PROBLEM: Begin the copy at the line containing "Write a LaTeX" and end it at the final line of the material below, reproducing each line exactly, without images.

(Source code of charts)
==================================================

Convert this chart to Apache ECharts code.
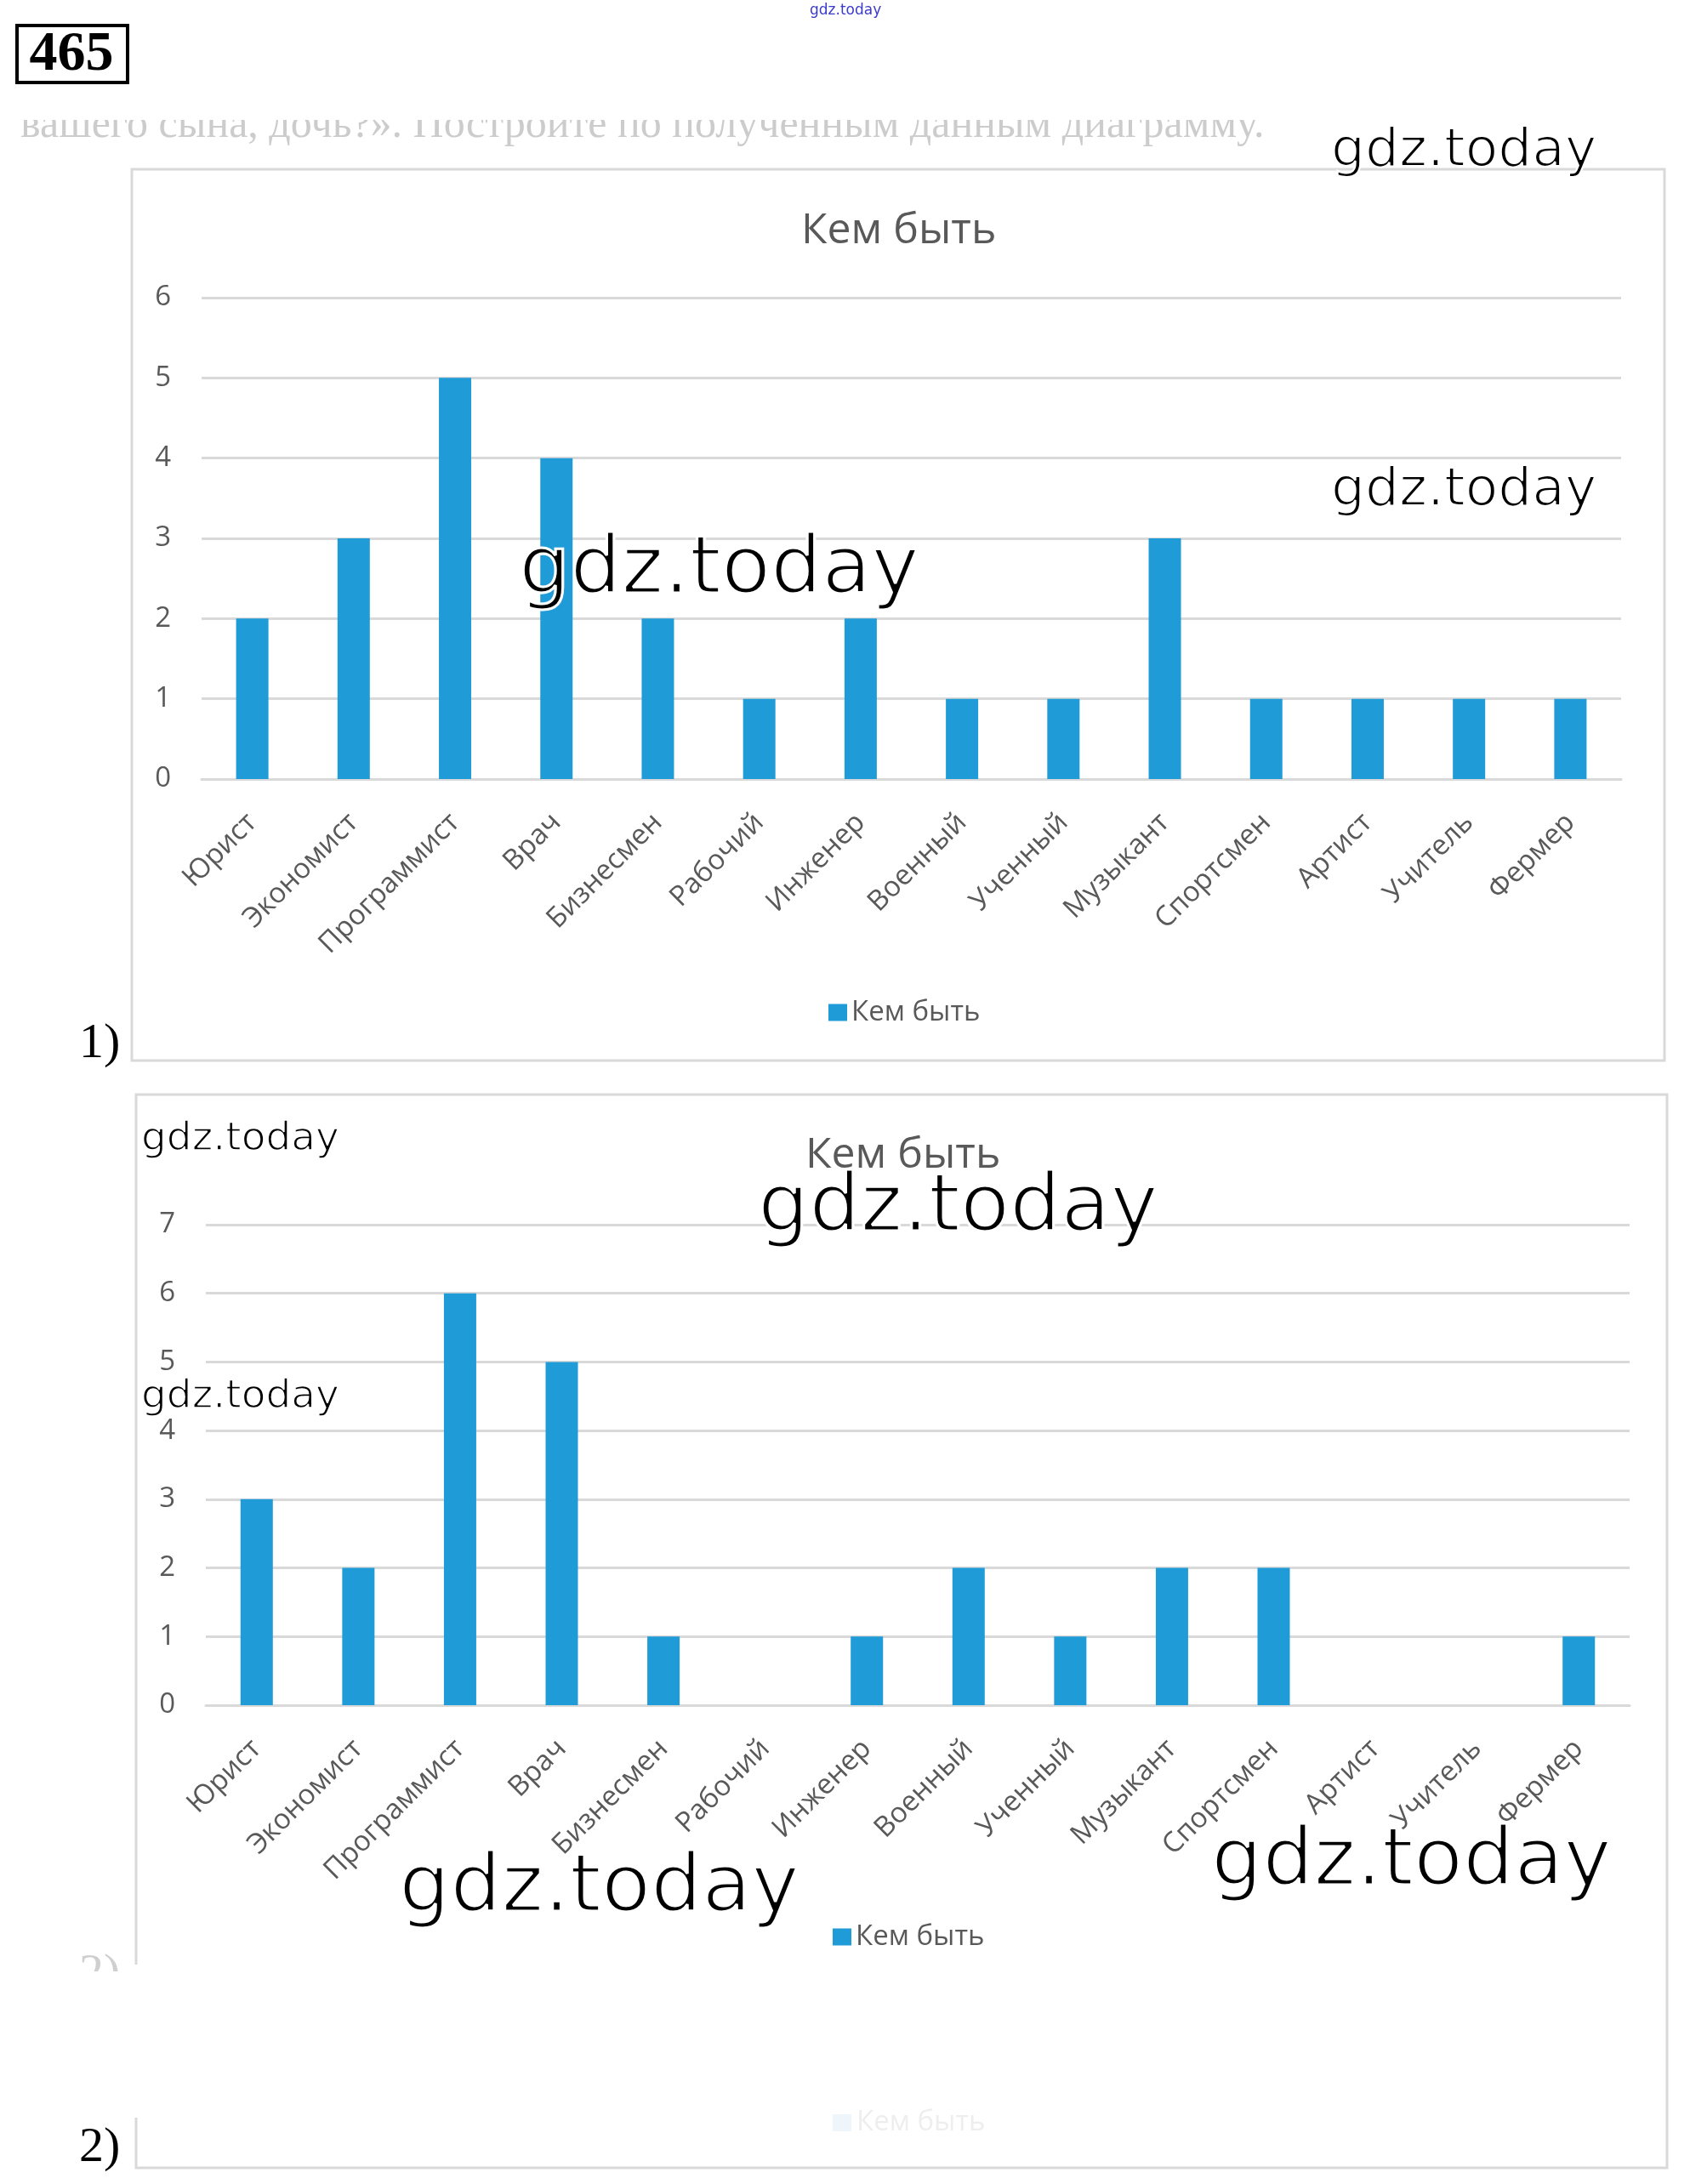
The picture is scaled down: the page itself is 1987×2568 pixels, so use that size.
<!DOCTYPE html>
<html lang="ru">
<head>
<meta charset="utf-8">
<title>465 - Кем быть</title>
<script src="https://cdn.jsdelivr.net/npm/echarts@6/dist/echarts.min.js"></script>
<style>
    html, body { margin: 0; padding: 0; background: #ffffff; }
    #chart { width: 1987px; height: 2568px; }
</style>
</head>
<body>
<div id="chart"></div>
<script>
/**
 * Exercise 465 - two "Кем быть" bar charts, one page
 */

// Categories (same for both charts)
const professions = [
    'Юрист', 'Экономист', 'Программист', 'Врач', 'Бизнесмен', 'Рабочий', 'Инженер',
    'Военный', 'Ученный', 'Музыкант', 'Спортсмен', 'Артист', 'Учитель', 'Фермер'
];

// Chart 1) values
const answers1 = [2, 3, 5, 4, 2, 1, 2, 1, 1, 3, 1, 1, 1, 1];

// Chart 2) values
const answers2 = [3, 2, 6, 5, 1, 0, 1, 2, 1, 2, 2, 0, 0, 1];

// Value axis ranges
const yMax1 = 6;
const yMax2 = 7;

const seriesName = 'Кем быть';

const BAR_COLOR = '#1f9bd7';
const GRID_COLOR = '#d9d9d9';
const TEXT_COLOR = '#595959';
const FONT = '"Open Sans", "Noto Sans", sans-serif';
const MARK_FONT = '"DejaVu Sans", sans-serif';

let chart = null;

initChart();

/**
 * Build a category x axis for one grid
 */
function makeXAxis(gridIndex) {
    return {
        type: 'category',
        gridIndex: gridIndex,
        data: professions,
        axisTick: { show: false },
        axisLine: { lineStyle: { color: GRID_COLOR, width: 3 } },
        axisLabel: {
            interval: 0,
            rotate: 45,
            margin: 46,
            color: TEXT_COLOR,
            fontFamily: FONT,
            fontSize: 33
        }
    };
}

/**
 * Build a value y axis for one grid
 */
function makeYAxis(gridIndex, max) {
    return {
        type: 'value',
        gridIndex: gridIndex,
        min: 0,
        max: max,
        interval: 1,
        axisLine: { show: false },
        axisTick: { show: false },
        splitLine: { lineStyle: { color: GRID_COLOR, width: 3 } },
        axisLabel: {
            margin: 36,
            color: TEXT_COLOR,
            fontFamily: FONT,
            fontSize: 33
        }
    };
}

/**
 * Watermark text helper: a black fill, then a white outline on top of it
 * to thin the glyphs toward the light font of the scan
 */
function watermark(x, y, size) {
    const base = {
        text: 'gdz.today',
        x: x,
        y: y,
        font: size + 'px ' + MARK_FONT,
        textVerticalAlign: 'middle'
    };
    return [
        { type: 'text', z: 100, style: Object.assign({ fill: '#000000' }, base) },
        { type: 'text', z: 101, style: Object.assign({
            fill: 'none', stroke: '#ffffff', lineWidth: size / 30 }, base) }
    ];
}

/**
 * Page decorations: frames, number box, captions, watermarks
 */
function buildGraphics() {
    return [
        // chart frames
        { type: 'rect', z: 1, shape: { x: 155, y: 199, width: 1802, height: 1048 },
          style: { fill: 'none', stroke: GRID_COLOR, lineWidth: 3 } },
        { type: 'rect', z: 1, shape: { x: 160, y: 1287, width: 1800, height: 1262 },
          style: { fill: 'none', stroke: GRID_COLOR, lineWidth: 3 } },
        { type: 'rect', z: 2, shape: { x: 150, y: 2310, width: 20, height: 180 },
          style: { fill: '#ffffff' } },

        // exercise number
        { type: 'rect', z: 5, shape: { x: 20, y: 30, width: 130, height: 67 },
          style: { fill: 'none', stroke: '#000000', lineWidth: 4 } },
        { type: 'text', z: 5, style: {
            text: '465', x: 84, y: 65, textAlign: 'center', textVerticalAlign: 'middle',
            fill: '#000000', font: 'bold 66px "Liberation Serif", serif' } },

        // faded line of the task text (top is cut off in the scan)
        { type: 'text', z: 3, style: {
            text: 'вашего сына, дочь?». Постройте по полученным данным диаграмму.',
            x: 24, y: 148, textVerticalAlign: 'middle',
            fill: '#cccccc', font: '50px "Liberation Serif", serif' } },
        { type: 'rect', z: 4, shape: { x: 0, y: 100, width: 1540, height: 41 },
          style: { fill: '#ffffff' } },

        // small blue site mark
        { type: 'text', z: 5, style: {
            text: 'gdz.today', x: 952, y: 13, textVerticalAlign: 'middle',
            fill: '#3a3acc', font: '17px ' + MARK_FONT } },

        // item labels
        { type: 'text', z: 5, style: {
            text: '1)', x: 93, y: 1228, textVerticalAlign: 'middle',
            fill: '#000000', font: '58px "Liberation Serif", serif' } },
        { type: 'text', z: 5, style: {
            text: '2)', x: 93, y: 2526, textVerticalAlign: 'middle',
            fill: '#000000', font: '58px "Liberation Serif", serif' } },
        { type: 'text', z: 3, style: {
            text: '2)', x: 93, y: 2322, textVerticalAlign: 'middle',
            fill: '#cfcfcf', font: '58px "Liberation Serif", serif' } },
        { type: 'rect', z: 4, shape: { x: 80, y: 2318, width: 70, height: 50 },
          style: { fill: '#ffffff' } },

        // ghost legend at the bottom of chart 2
        { type: 'rect', z: 3, shape: { x: 979, y: 2486, width: 22, height: 20 },
          style: { fill: '#eef6fb' } },
        { type: 'text', z: 3, style: {
            text: 'Кем быть', x: 1007, y: 2496, textVerticalAlign: 'middle',
            fill: '#eeeeee', font: '33px ' + FONT } }
    ].concat(
        // watermarks
        watermark(1565, 179, 63),
        watermark(1565, 578, 63),
        watermark(610, 672, 95),
        watermark(166, 1340, 47),
        watermark(166, 1643, 47),
        watermark(891, 1422, 95),
        watermark(469, 2222, 95),
        watermark(1424, 2191, 95)
    );
}

/**
 * Initialize ECharts instance
 */
function initChart() {
    const container = document.getElementById('chart');
    if (!container) {
        console.error('[465] Chart container not found');
        return;
    }

    chart = echarts.init(container, null, { renderer: 'canvas' });

    const titleStyle = {
        color: TEXT_COLOR,
        fontFamily: FONT,
        fontSize: 50,
        fontWeight: 'normal'
    };
    const legendStyle = {
        color: TEXT_COLOR,
        fontFamily: FONT,
        fontSize: 33
    };

    const option = {
        backgroundColor: '#ffffff',
        animation: false,
        title: [
            { text: seriesName, left: 942, top: 247, padding: 0, textStyle: titleStyle },
            { text: seriesName, left: 947, top: 1334, padding: 0, textStyle: titleStyle }
        ],
        legend: [
            {
                data: [seriesName], left: 974, top: 1174, padding: 0,
                icon: 'rect', itemWidth: 22, itemHeight: 20, itemGap: 6,
                textStyle: legendStyle
            },
            {
                data: [seriesName], left: 979, top: 2261, padding: 0,
                icon: 'rect', itemWidth: 22, itemHeight: 20, itemGap: 6,
                textStyle: legendStyle
            }
        ],
        grid: [
            { left: 237, top: 350, width: 1669, height: 566 },
            { left: 242, top: 1440, width: 1674, height: 565 }
        ],
        xAxis: [makeXAxis(0), makeXAxis(1)],
        yAxis: [makeYAxis(0, yMax1), makeYAxis(1, yMax2)],
        series: [
            {
                name: seriesName,
                type: 'bar',
                xAxisIndex: 0,
                yAxisIndex: 0,
                data: answers1,
                barWidth: 38,
                itemStyle: { color: BAR_COLOR }
            },
            {
                name: seriesName,
                type: 'bar',
                xAxisIndex: 1,
                yAxisIndex: 1,
                data: answers2,
                barWidth: 38,
                itemStyle: { color: BAR_COLOR }
            }
        ],
        graphic: { elements: buildGraphics() }
    };

    chart.setOption(option);
    console.log('[465] Chart initialized');
}
</script>
</body>
</html>
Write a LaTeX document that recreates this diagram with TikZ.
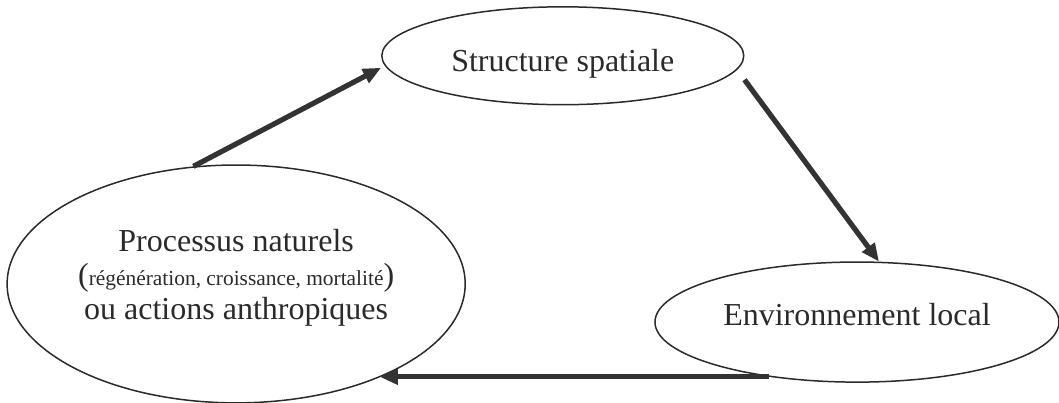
\documentclass[tikz,border=0pt]{standalone}
\usepackage{fontspec}
\setmainfont{Liberation Serif}
\usepackage{tikz}
\usetikzlibrary{arrows.meta,shapes.geometric}
\definecolor{cyInk}{HTML}{2A2A2A}
\definecolor{cyArrow}{HTML}{333333}
\tikzset{
  bulle/.style={ellipse, draw=cyInk, line width=0.75pt, inner sep=0pt, align=center, text=cyInk, font=\fontsize{16pt}{17pt}\selectfont},
  fleche/.style={-{Triangle[length=9pt,width=7.5pt]}, line width=2.6pt, draw=cyArrow},
}
\begin{document}
\begin{tikzpicture}
  \useasboundingbox (0,0) rectangle (18.61,7.08);
  \node[bulle, minimum width=8.05cm, minimum height=4.18cm, text depth=9.5pt] (proc) at (4.15,2.09) {Processus naturels\\({\fontsize{10.7pt}{12pt}\selectfont régénération, croissance, mortalité})\\ou actions anthropiques};
  \node[bulle, minimum width=6.36cm, minimum height=1.72cm, text height=18.8pt] (struct) at (9.89,6.10) {Structure spatiale};
  \node[bulle, minimum width=7.10cm, minimum height=2.11cm, text depth=8pt] (env) at (15.06,1.42) {Environnement local};
  % cycle
  \draw[fleche] (proc.110) -- ([yshift=-6pt]struct.west);
  \draw[fleche] ([yshift=-12pt]struct.east) -- (env.70);
  \draw[fleche] (env.212) -- (proc.-33 |- env.212);
\end{tikzpicture}
\end{document}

==================================================

SOLVED PROBLEM:
Write a LaTeX document that recreates this diagram with TikZ.
\documentclass[tikz,border=0pt]{standalone}
\usepackage{fontspec}
\setmainfont{Liberation Serif}
\usepackage{tikz}
\usetikzlibrary{arrows.meta,shapes.geometric}
\definecolor{cyInk}{HTML}{2A2A2A}
\definecolor{cyArrow}{HTML}{333333}
\tikzset{
  bulle/.style={ellipse, draw=cyInk, line width=0.75pt, inner sep=0pt, align=center, text=cyInk, font=\fontsize{16pt}{17pt}\selectfont},
  fleche/.style={-{Triangle[length=9pt,width=7.5pt]}, line width=2.6pt, draw=cyArrow},
}
\begin{document}
\begin{tikzpicture}
  \useasboundingbox (0,0) rectangle (18.61,7.08);
  \node[bulle, minimum width=8.05cm, minimum height=4.18cm, text depth=9.5pt] (proc) at (4.15,2.09) {Processus naturels\\({\fontsize{10.7pt}{12pt}\selectfont régénération, croissance, mortalité})\\ou actions anthropiques};
  \node[bulle, minimum width=6.36cm, minimum height=1.72cm, text height=18.8pt] (struct) at (9.89,6.10) {Structure spatiale};
  \node[bulle, minimum width=7.10cm, minimum height=2.11cm, text depth=8pt] (env) at (15.06,1.42) {Environnement local};
  % cycle
  \draw[fleche] (proc.110) -- ([yshift=-6pt]struct.west);
  \draw[fleche] ([yshift=-12pt]struct.east) -- (env.70);
  \draw[fleche] (env.212) -- (proc.-33 |- env.212);
\end{tikzpicture}
\end{document}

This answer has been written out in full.